Exploring Banshees: Femininity, Lamentation, and Death within Irish Culture
Appearance
Banshees are reported to have a myriad of varying facades. They can appear as astonishingly beautiful women, with pale skin and luscious red or silver locks. This form of Banshee is usually wearing a long white dress, and is often seen combing her tendrils with a silver comb. She may also be seen as an old and haunting witch, dressed in all black, with an illusive veil masking her gray hair and mysterious face. This veil represents the banshee’s practice of mourning rites, wherein they isolate themselves from external perception to maintain sacredness and separation (Gennep, 2004). She can take the form of a headless woman carrying a bowl of blood, or even a frightening creature with glowing red eyes. She may also assume the guise of a washer-woman, rinsing the blood-stained clothes of the dying. A banshee may be viewed as a member of one’s lineage, often a young virgin who died too soon, and embraced the otherworldly harbinger powers (Wilde & Robert, 1887).
Women in Irish Culture
Historically, in Irish culture, women struggled to navigate their role as a societal outsider, alongside their role as family guardian and caretaker. This resulted in an overarching ambiguity surrounding womanhood, which fostered accusations of witchcraft and narratives of female wildness and disorder. During that period, men were adamant on regulating women’s places. This mirrors the sentiments of the banshees, as she is limited to wallow in the outdoors, despite her connections to patriarchal lines and her role within the family. The banshee is seen as wild and threatening, but her screeching cries and eerie presence may instead be an echo of the historical silencing of Irish women. As such, the Banshee transforms the woman-directed stereotypes of repression, wildness, and ambiguity into a feminine entity synonymous with power (Kimpton, 1993).
The Ritual
A ritual is often a deeply symbolic action or activity that exemplifies core values and beliefs within a culture (Sims, 2011). For the Irish banshees, their screeching rituals are interpreted as a notorious death omen. It is generally understood that the cry of a banshee can only be heard by individuals within a certain lineage, which creates the frame of the ritual. The wails of Irish banshees are often referred to as keening or lamenting, a sound that is synonymous with the keening women integral to Irish funeral wakes. Within banshee folklore, this keening announces the impending death of a family member, and marks the beginning of the mourning process and ritualistic behavior. As such, the screams of a Banshee mirror the actual rhythmic mourning and wails performed by women in traditional Irish death rituals.

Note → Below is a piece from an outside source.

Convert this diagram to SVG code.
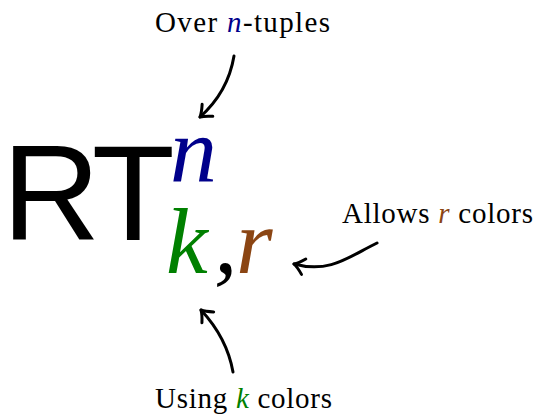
<svg xmlns="http://www.w3.org/2000/svg" width="539" height="416" viewBox="0 0 539 416">
<style>
.lbl{font-family:"Liberation Serif",serif;font-size:29px;fill:#000}
.it{font-style:italic}
.big{font-family:"Liberation Serif",serif;font-style:italic;font-size:94px}
.conn{fill:none;stroke:#000;stroke-width:3;stroke-linecap:round}
</style>
<defs>
<marker id="ah" markerUnits="userSpaceOnUse" viewBox="-12 -10 14 20" markerWidth="14" markerHeight="20" refX="0" refY="0" orient="auto">
<path d="M-10,-8 Q-4,-2 0,0 Q-4,2 -10,8" fill="none" stroke="#000" stroke-width="3" stroke-linecap="round" stroke-linejoin="round"/>
</marker>
</defs>
<rect width="539" height="416" fill="#fff"/>
<g id="formula">
<text x="2" y="240" font-family="Liberation Sans,Arial,sans-serif" font-size="136" letter-spacing="-6" fill="#000">RT</text>
<text class="big" x="170" y="182" fill="#00008b">n</text>
<text class="big" x="166" y="273" fill="#008000">k</text>
<text class="big" x="214" y="273" fill="#000" font-style="normal">,</text>
<text class="big" x="236" y="273" fill="#8b4513">r</text>
</g>
<g id="label-top">
<text class="lbl" x="155" y="32" textLength="175">Over <tspan class="it" fill="#00008b">n</tspan>-tuples</text>
</g>
<g id="label-right">
<text class="lbl" x="342" y="223" textLength="191">Allows <tspan class="it" fill="#8b4513">r</tspan> colors</text>
</g>
<g id="label-bottom">
<text class="lbl" x="155" y="408" textLength="177">Using <tspan class="it" fill="#008000">k</tspan> colors</text>
</g>
<g id="connectors">
<path class="conn" d="M234,56 Q228,92 200,117" marker-end="url(#ah)"/>
<path class="conn" d="M377,243 C350,256 330,274 294,264" marker-end="url(#ah)"/>
<path class="conn" d="M233,372 Q227,338 201,310" marker-end="url(#ah)"/>
</g>
</svg>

Lamentation within Irish Culture
Throughout Irish history, death rituals have often included the keen or lament – primarily by a female voice. Lamentation was a focal element of women’s culture, and keening women would be brought from all over the region to perform in the wake of family members, community members, and even strangers. Keening was vital in order to help the soul ascend from the living world to the spiritual world (Ó Madagáin.B, 2006). Irish women were highly valued in death rituals and traditions, and keeners were believed to traverse the realms and guide the soul using the power of their voice. Banshee’s cries are said to mirror those of traditional Irish keening women, wherein they both “shake the roof with their female crying and lamentation” (O suilleabháin,1969). Under this framework, banshees represent the transition between life and passing, the journey towards transcendence, and the femininity intertwined in death within Irish culture.